There’s One Thing Pixar Had To Add To Make Coco’s Skeletons Less Creepy

There’s One Thing Pixar Had To Add To Make Coco’s Skeletons Less Creepy

When it came to making the Land of the Dead skeletons for the upcoming Disney film Coco, Pixar had a unique challenge on its hands. Since so much of animation is about ooey-gooey humans, how do you build characters stripped of their flesh, muscle and organs without terrifying an audience of kids? By making two little exceptions to the rule.

All Images: Disney (with one minor change)

Skeletons can be tricky to make kid-friendly, but it isn’t something Disney properties are a stranger to. There was Jack Skellington in The Nightmare Before Christmas, and you have the four dancing skeletons in Walt Disney’s first Silly Symphony short, The Skeleton Dance, all the way back in 1929. But this time around, it wasn’t just one character or a five-minute short film – it was over half the cast, sharing a good portion of the screen time. So, how did they make sure the sea of skeletons didn’t frighten away the audience? Coco director Lee Unkrich told Entertainment Weekly they had to do one thing you normally don’t see on long-dead corpses: Fill their sockets with large, emotive eyes.

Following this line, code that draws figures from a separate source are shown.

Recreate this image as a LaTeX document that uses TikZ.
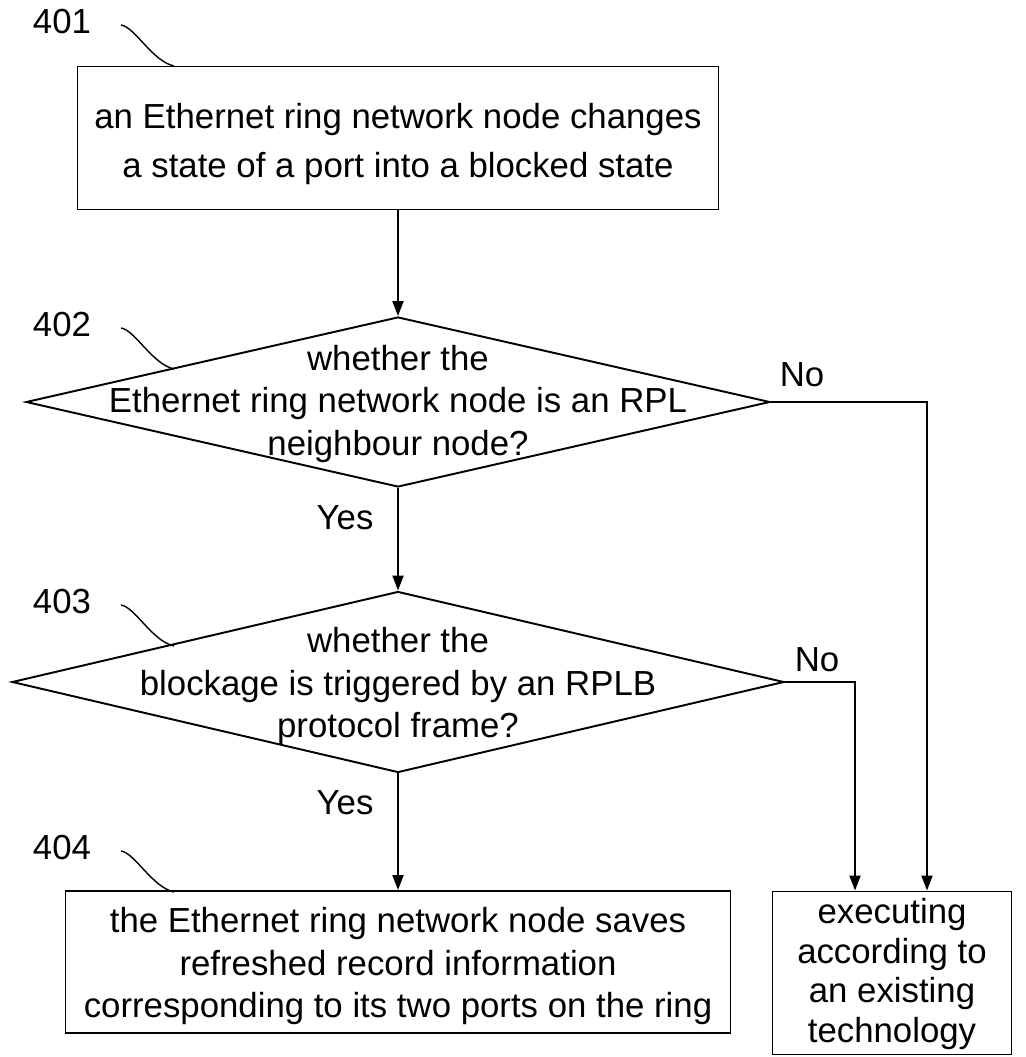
\documentclass[tikz,border=0pt]{standalone}
\usepackage{fontspec}
\setmainfont{Liberation Sans}
\usetikzlibrary{shapes.geometric,arrows.meta}

\begin{document}
\begin{tikzpicture}[x=0.02cm, y=-0.02cm, line width=1.1pt,
        font=\fontsize{19.8}{24.3}\selectfont,
        stepbox/.style={draw, inner sep=0pt},
        decision/.style={draw, diamond, inner sep=0pt},
        steptext/.style={align=center, inner sep=0pt},
        flow/.style={-{Triangle[length=0.3cm, width=0.22cm]}}]
    \useasboundingbox (0,0) rectangle (1025,1057);
    % steps
    \node[stepbox, minimum width=641*0.02cm, minimum height=143*0.02cm] (s401) at (398,138) {};
    \node[steptext, font=\fontsize{19.8}{28}\selectfont] (t401) at (398,144) {an Ethernet ring network node changes\\a state of a port into a blocked state};
    \node[decision, minimum width=744*0.02cm, minimum height=170*0.02cm] (d402) at (398,402) {};
    \node[steptext] (t402) at (398,404) {whether the\\Ethernet ring network node is an RPL\\neighbour node?};
    \node[decision, minimum width=772*0.02cm, minimum height=181*0.02cm] (d403) at (398,682) {};
    \node[steptext] (t403) at (398,686) {whether the\\blockage is triggered by an RPLB\\protocol frame?};
    \node[stepbox, minimum width=665*0.02cm, minimum height=142*0.02cm] (s404) at (398,962) {};
    \node[steptext] (t404) at (398,966) {the Ethernet ring network node saves\\refreshed record information\\corresponding to its two ports on the ring};
    \node[stepbox, minimum width=239*0.02cm, minimum height=163*0.02cm] (s405) at (892,973) {};
    \node[steptext, font=\fontsize{19.8}{22.6}\selectfont] (t405) at (892,974) {executing\\according to\\an existing\\technology};
    % connectors
    \draw[flow] (s401) -- (d402);
    \draw[flow] (d402) -- (d403);
    \draw[flow] (d403) -- (s404);
    \draw[flow] (d402.east) -| ([xshift=0.7cm]s405.north);
    \draw[flow] (d403.east) -| ([xshift=-0.74cm]s405.north);
    \node (no402) at (802,375) {No};
    \node (no403) at (817,660) {No};
    \node (yes402) at (345,518) {Yes};
    \node (yes403) at (345,803) {Yes};
    % step numbers
    \foreach \n/\y in {401/22, 402/325, 403/602, 404/848} {
        \node (n\n) at (62,\y) {\n};
        \draw[line width=0.8pt] (121,\y+3) .. controls +(14,2) and +(-22,-5) .. (174,\y+44);
    }
\end{tikzpicture}
\end{document}
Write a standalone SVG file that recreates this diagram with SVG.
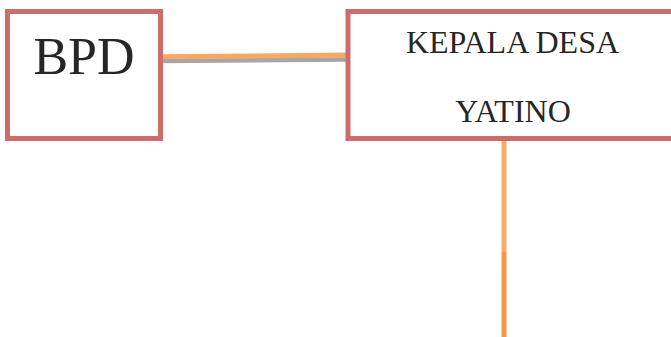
<svg xmlns="http://www.w3.org/2000/svg" width="671" height="337" viewBox="0 0 671 337">
  <style>
    .box { fill: #ffffff; stroke: #CD6D6B; stroke-width: 5; }
    .txt { font-family: "Liberation Serif", "Times New Roman", serif; fill: #262626; text-anchor: middle; }
  </style>
  <rect width="671" height="337" fill="#ffffff"/>
  <g id="connectors">
    <line x1="161" y1="61" x2="348" y2="59.5" stroke="#A6A6A6" stroke-width="4.5"/>
    <line x1="161" y1="56.8" x2="348" y2="55" stroke="#F9A862" stroke-width="5"/>
    <line x1="504" y1="139" x2="504" y2="252" stroke="#F9AA66" stroke-width="5"/>
    <line x1="504" y1="252" x2="504" y2="337" stroke="#F79646" stroke-width="5"/>
  </g>
  <g id="bpd">
    <rect class="box" x="7.5" y="11.5" width="153" height="127"/>
    <text class="txt" x="84" y="74" font-size="52">BPD</text>
  </g>
  <g id="kepala-desa">
    <rect class="box" x="348" y="11.5" width="330" height="127"/>
    <text class="txt" x="512.5" y="53.3" font-size="32">KEPALA DESA</text>
    <text class="txt" x="513" y="121.7" font-size="32">YATINO</text>
  </g>
</svg>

“You don’t typically see skeletons with eyes, but it was important because without them they’re just blank slates,” Unkrich said. “It’s clichéd, but the eyes are the window to the soul, and I knew if I was going to have tender, soulful moments with these characters, I needed the audience to be able to look right into them.”

There’s One Thing Pixar Had To Add To Make Coco’s Skeletons Less Creepy
Ready to have fun, kid?!

“Ready to have fun, kid?!”

Unkrich said they also made the eye sockets move and stretch to simulate eyebrows, something Pixar previously did in Finding Nemo with many of the fish characters, in order to make them more Disney-like. But apart from that, the design team tried to stay true to how skeletons actually look and feel. They didn’t give them “living” features that would make audiences uncomfortable, such as gums, tongues or a separate mandible jaw. But they did have to find ways to set the skeletons apart from one another, while still keeping them looking natural, which was a challenge in and of itself. Supervising animator Gini Santos said they did this in two ways: By subtly altering the colouring and cracking of bones between characters to create variety, and giving them unique movement styles that would set each of them apart.

The movement styles were partially thanks to what the animators did with bone density, creating a model with almost half the weight of a normal human skeleton. This lighter weight enabled them to experiment with fun reactions such as having popping joints, jiggling ribs, and even having characters fall apart and have their bones pulled back together. It was definitely a challenge, one that Pixar may never have to deal with again. But, as Santos put it, there was a great deal of fun and freedom in working with something so familiar and yet fundamentally different.

“Over the year we’ve spent so much time and research figuring out our human characters and how their skin squashes and stretches, so this totally broke the rules for us,” Santos said. “We knew with skeletons that all of a sudden, those boundaries of something organic are gone – the skin, the muscles, the tendons. And if there’s nothing holding it together, what can you do with bones? And we realised, we can do all sorts of things.”